Required work: Exactly repeat the material, dropping only the pictures.

Dataset excerpt:
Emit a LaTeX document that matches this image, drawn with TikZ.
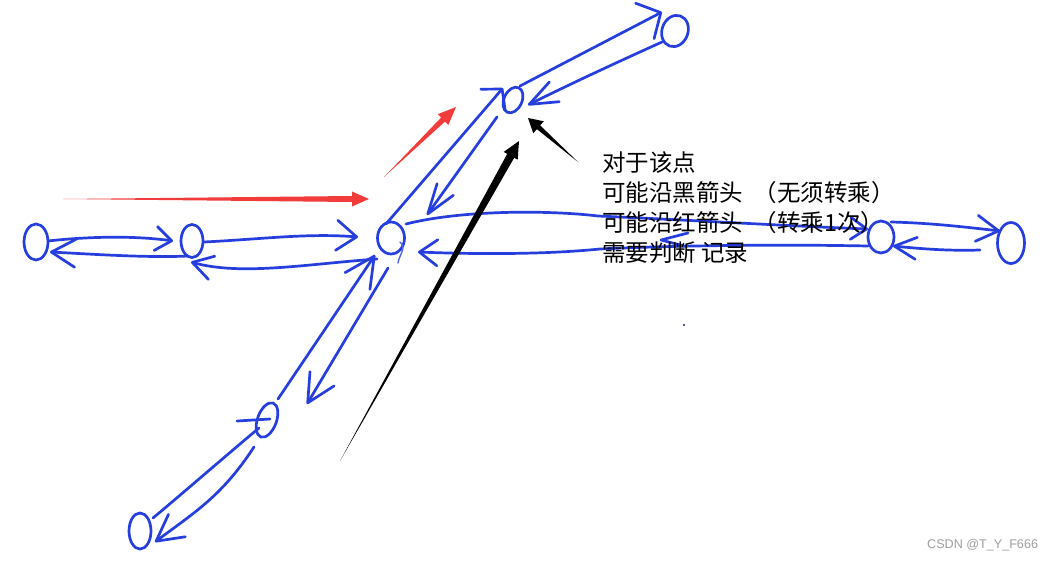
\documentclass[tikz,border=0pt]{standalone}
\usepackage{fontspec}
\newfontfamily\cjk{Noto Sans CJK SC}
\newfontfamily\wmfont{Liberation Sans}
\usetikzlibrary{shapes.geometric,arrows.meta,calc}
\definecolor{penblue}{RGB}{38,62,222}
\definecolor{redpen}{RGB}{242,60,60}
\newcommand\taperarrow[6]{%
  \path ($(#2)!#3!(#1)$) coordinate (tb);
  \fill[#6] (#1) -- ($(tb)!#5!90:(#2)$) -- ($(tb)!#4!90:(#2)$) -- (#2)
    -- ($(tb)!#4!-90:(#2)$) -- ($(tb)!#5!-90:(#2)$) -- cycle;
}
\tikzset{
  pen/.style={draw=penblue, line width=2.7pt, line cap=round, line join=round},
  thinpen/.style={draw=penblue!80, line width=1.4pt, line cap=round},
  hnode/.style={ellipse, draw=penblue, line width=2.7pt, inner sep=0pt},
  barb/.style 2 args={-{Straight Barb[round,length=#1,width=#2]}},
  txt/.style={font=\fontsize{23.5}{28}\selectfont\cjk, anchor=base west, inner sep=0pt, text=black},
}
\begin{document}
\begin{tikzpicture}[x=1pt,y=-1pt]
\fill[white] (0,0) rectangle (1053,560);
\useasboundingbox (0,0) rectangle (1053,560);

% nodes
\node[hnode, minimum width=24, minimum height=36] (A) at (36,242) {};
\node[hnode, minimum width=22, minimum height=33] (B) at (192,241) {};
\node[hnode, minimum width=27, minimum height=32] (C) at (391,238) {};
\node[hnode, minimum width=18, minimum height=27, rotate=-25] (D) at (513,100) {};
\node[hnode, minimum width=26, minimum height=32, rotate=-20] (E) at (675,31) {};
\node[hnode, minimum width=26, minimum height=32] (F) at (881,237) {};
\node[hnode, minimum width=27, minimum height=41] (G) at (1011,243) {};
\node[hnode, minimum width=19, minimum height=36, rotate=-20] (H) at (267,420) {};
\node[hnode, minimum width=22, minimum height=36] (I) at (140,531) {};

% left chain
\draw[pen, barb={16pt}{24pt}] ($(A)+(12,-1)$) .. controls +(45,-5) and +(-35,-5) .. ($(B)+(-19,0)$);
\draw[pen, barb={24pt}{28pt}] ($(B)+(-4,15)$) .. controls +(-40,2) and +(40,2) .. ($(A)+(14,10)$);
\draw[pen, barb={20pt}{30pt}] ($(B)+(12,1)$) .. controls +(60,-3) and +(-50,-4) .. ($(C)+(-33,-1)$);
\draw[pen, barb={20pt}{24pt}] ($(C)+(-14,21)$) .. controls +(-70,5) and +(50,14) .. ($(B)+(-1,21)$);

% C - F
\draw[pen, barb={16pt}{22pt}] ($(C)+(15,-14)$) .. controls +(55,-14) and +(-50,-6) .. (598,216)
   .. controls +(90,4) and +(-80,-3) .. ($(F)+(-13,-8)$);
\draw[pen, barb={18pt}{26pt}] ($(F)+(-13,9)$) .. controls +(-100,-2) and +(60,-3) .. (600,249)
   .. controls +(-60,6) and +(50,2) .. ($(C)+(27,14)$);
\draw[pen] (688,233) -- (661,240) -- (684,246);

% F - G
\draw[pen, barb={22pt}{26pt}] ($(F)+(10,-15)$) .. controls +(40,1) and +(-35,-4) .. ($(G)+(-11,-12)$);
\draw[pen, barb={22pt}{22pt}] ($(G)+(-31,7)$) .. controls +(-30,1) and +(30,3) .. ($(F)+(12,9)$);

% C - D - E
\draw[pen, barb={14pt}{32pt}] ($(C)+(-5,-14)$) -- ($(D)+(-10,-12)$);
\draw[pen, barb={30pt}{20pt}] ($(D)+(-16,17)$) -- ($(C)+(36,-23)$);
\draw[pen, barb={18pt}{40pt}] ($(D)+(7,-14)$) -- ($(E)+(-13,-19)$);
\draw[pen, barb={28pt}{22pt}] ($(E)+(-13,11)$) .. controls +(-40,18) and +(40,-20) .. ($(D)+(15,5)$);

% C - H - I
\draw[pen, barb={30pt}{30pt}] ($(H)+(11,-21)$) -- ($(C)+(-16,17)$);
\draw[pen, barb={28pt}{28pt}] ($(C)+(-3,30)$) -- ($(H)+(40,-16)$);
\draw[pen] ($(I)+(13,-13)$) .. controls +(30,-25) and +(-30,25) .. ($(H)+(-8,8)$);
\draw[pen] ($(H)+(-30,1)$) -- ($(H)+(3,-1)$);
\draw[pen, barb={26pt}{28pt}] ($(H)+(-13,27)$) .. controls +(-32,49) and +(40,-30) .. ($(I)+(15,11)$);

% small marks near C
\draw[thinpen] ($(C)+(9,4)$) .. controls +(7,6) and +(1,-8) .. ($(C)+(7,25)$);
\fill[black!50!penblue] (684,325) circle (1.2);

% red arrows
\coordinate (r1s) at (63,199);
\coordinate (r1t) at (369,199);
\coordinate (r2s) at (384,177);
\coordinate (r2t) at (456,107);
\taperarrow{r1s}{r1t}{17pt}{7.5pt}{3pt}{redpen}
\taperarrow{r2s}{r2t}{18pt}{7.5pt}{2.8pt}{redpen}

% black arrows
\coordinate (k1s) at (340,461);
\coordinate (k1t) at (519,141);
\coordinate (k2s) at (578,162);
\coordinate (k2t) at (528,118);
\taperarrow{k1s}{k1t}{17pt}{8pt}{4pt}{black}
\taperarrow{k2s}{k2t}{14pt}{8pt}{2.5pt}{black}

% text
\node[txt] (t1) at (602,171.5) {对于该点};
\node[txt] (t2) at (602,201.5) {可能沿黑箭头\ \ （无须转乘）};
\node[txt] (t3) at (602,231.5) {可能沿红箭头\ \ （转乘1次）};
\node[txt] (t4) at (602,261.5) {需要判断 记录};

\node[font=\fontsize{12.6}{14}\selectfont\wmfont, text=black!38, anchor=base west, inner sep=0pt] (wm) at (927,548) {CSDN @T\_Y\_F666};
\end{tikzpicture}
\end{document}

Result of the task:
Emit a LaTeX document that matches this image, drawn with TikZ.
\documentclass[tikz,border=0pt]{standalone}
\usepackage{fontspec}
\newfontfamily\cjk{Noto Sans CJK SC}
\newfontfamily\wmfont{Liberation Sans}
\usetikzlibrary{shapes.geometric,arrows.meta,calc}
\definecolor{penblue}{RGB}{38,62,222}
\definecolor{redpen}{RGB}{242,60,60}
\newcommand\taperarrow[6]{%
  \path ($(#2)!#3!(#1)$) coordinate (tb);
  \fill[#6] (#1) -- ($(tb)!#5!90:(#2)$) -- ($(tb)!#4!90:(#2)$) -- (#2)
    -- ($(tb)!#4!-90:(#2)$) -- ($(tb)!#5!-90:(#2)$) -- cycle;
}
\tikzset{
  pen/.style={draw=penblue, line width=2.7pt, line cap=round, line join=round},
  thinpen/.style={draw=penblue!80, line width=1.4pt, line cap=round},
  hnode/.style={ellipse, draw=penblue, line width=2.7pt, inner sep=0pt},
  barb/.style 2 args={-{Straight Barb[round,length=#1,width=#2]}},
  txt/.style={font=\fontsize{23.5}{28}\selectfont\cjk, anchor=base west, inner sep=0pt, text=black},
}
\begin{document}
\begin{tikzpicture}[x=1pt,y=-1pt]
\fill[white] (0,0) rectangle (1053,560);
\useasboundingbox (0,0) rectangle (1053,560);

% nodes
\node[hnode, minimum width=24, minimum height=36] (A) at (36,242) {};
\node[hnode, minimum width=22, minimum height=33] (B) at (192,241) {};
\node[hnode, minimum width=27, minimum height=32] (C) at (391,238) {};
\node[hnode, minimum width=18, minimum height=27, rotate=-25] (D) at (513,100) {};
\node[hnode, minimum width=26, minimum height=32, rotate=-20] (E) at (675,31) {};
\node[hnode, minimum width=26, minimum height=32] (F) at (881,237) {};
\node[hnode, minimum width=27, minimum height=41] (G) at (1011,243) {};
\node[hnode, minimum width=19, minimum height=36, rotate=-20] (H) at (267,420) {};
\node[hnode, minimum width=22, minimum height=36] (I) at (140,531) {};

% left chain
\draw[pen, barb={16pt}{24pt}] ($(A)+(12,-1)$) .. controls +(45,-5) and +(-35,-5) .. ($(B)+(-19,0)$);
\draw[pen, barb={24pt}{28pt}] ($(B)+(-4,15)$) .. controls +(-40,2) and +(40,2) .. ($(A)+(14,10)$);
\draw[pen, barb={20pt}{30pt}] ($(B)+(12,1)$) .. controls +(60,-3) and +(-50,-4) .. ($(C)+(-33,-1)$);
\draw[pen, barb={20pt}{24pt}] ($(C)+(-14,21)$) .. controls +(-70,5) and +(50,14) .. ($(B)+(-1,21)$);

% C - F
\draw[pen, barb={16pt}{22pt}] ($(C)+(15,-14)$) .. controls +(55,-14) and +(-50,-6) .. (598,216)
   .. controls +(90,4) and +(-80,-3) .. ($(F)+(-13,-8)$);
\draw[pen, barb={18pt}{26pt}] ($(F)+(-13,9)$) .. controls +(-100,-2) and +(60,-3) .. (600,249)
   .. controls +(-60,6) and +(50,2) .. ($(C)+(27,14)$);
\draw[pen] (688,233) -- (661,240) -- (684,246);

% F - G
\draw[pen, barb={22pt}{26pt}] ($(F)+(10,-15)$) .. controls +(40,1) and +(-35,-4) .. ($(G)+(-11,-12)$);
\draw[pen, barb={22pt}{22pt}] ($(G)+(-31,7)$) .. controls +(-30,1) and +(30,3) .. ($(F)+(12,9)$);

% C - D - E
\draw[pen, barb={14pt}{32pt}] ($(C)+(-5,-14)$) -- ($(D)+(-10,-12)$);
\draw[pen, barb={30pt}{20pt}] ($(D)+(-16,17)$) -- ($(C)+(36,-23)$);
\draw[pen, barb={18pt}{40pt}] ($(D)+(7,-14)$) -- ($(E)+(-13,-19)$);
\draw[pen, barb={28pt}{22pt}] ($(E)+(-13,11)$) .. controls +(-40,18) and +(40,-20) .. ($(D)+(15,5)$);

% C - H - I
\draw[pen, barb={30pt}{30pt}] ($(H)+(11,-21)$) -- ($(C)+(-16,17)$);
\draw[pen, barb={28pt}{28pt}] ($(C)+(-3,30)$) -- ($(H)+(40,-16)$);
\draw[pen] ($(I)+(13,-13)$) .. controls +(30,-25) and +(-30,25) .. ($(H)+(-8,8)$);
\draw[pen] ($(H)+(-30,1)$) -- ($(H)+(3,-1)$);
\draw[pen, barb={26pt}{28pt}] ($(H)+(-13,27)$) .. controls +(-32,49) and +(40,-30) .. ($(I)+(15,11)$);

% small marks near C
\draw[thinpen] ($(C)+(9,4)$) .. controls +(7,6) and +(1,-8) .. ($(C)+(7,25)$);
\fill[black!50!penblue] (684,325) circle (1.2);

% red arrows
\coordinate (r1s) at (63,199);
\coordinate (r1t) at (369,199);
\coordinate (r2s) at (384,177);
\coordinate (r2t) at (456,107);
\taperarrow{r1s}{r1t}{17pt}{7.5pt}{3pt}{redpen}
\taperarrow{r2s}{r2t}{18pt}{7.5pt}{2.8pt}{redpen}

% black arrows
\coordinate (k1s) at (340,461);
\coordinate (k1t) at (519,141);
\coordinate (k2s) at (578,162);
\coordinate (k2t) at (528,118);
\taperarrow{k1s}{k1t}{17pt}{8pt}{4pt}{black}
\taperarrow{k2s}{k2t}{14pt}{8pt}{2.5pt}{black}

% text
\node[txt] (t1) at (602,171.5) {对于该点};
\node[txt] (t2) at (602,201.5) {可能沿黑箭头\ \ （无须转乘）};
\node[txt] (t3) at (602,231.5) {可能沿红箭头\ \ （转乘1次）};
\node[txt] (t4) at (602,261.5) {需要判断 记录};

\node[font=\fontsize{12.6}{14}\selectfont\wmfont, text=black!38, anchor=base west, inner sep=0pt] (wm) at (927,548) {CSDN @T\_Y\_F666};
\end{tikzpicture}
\end{document}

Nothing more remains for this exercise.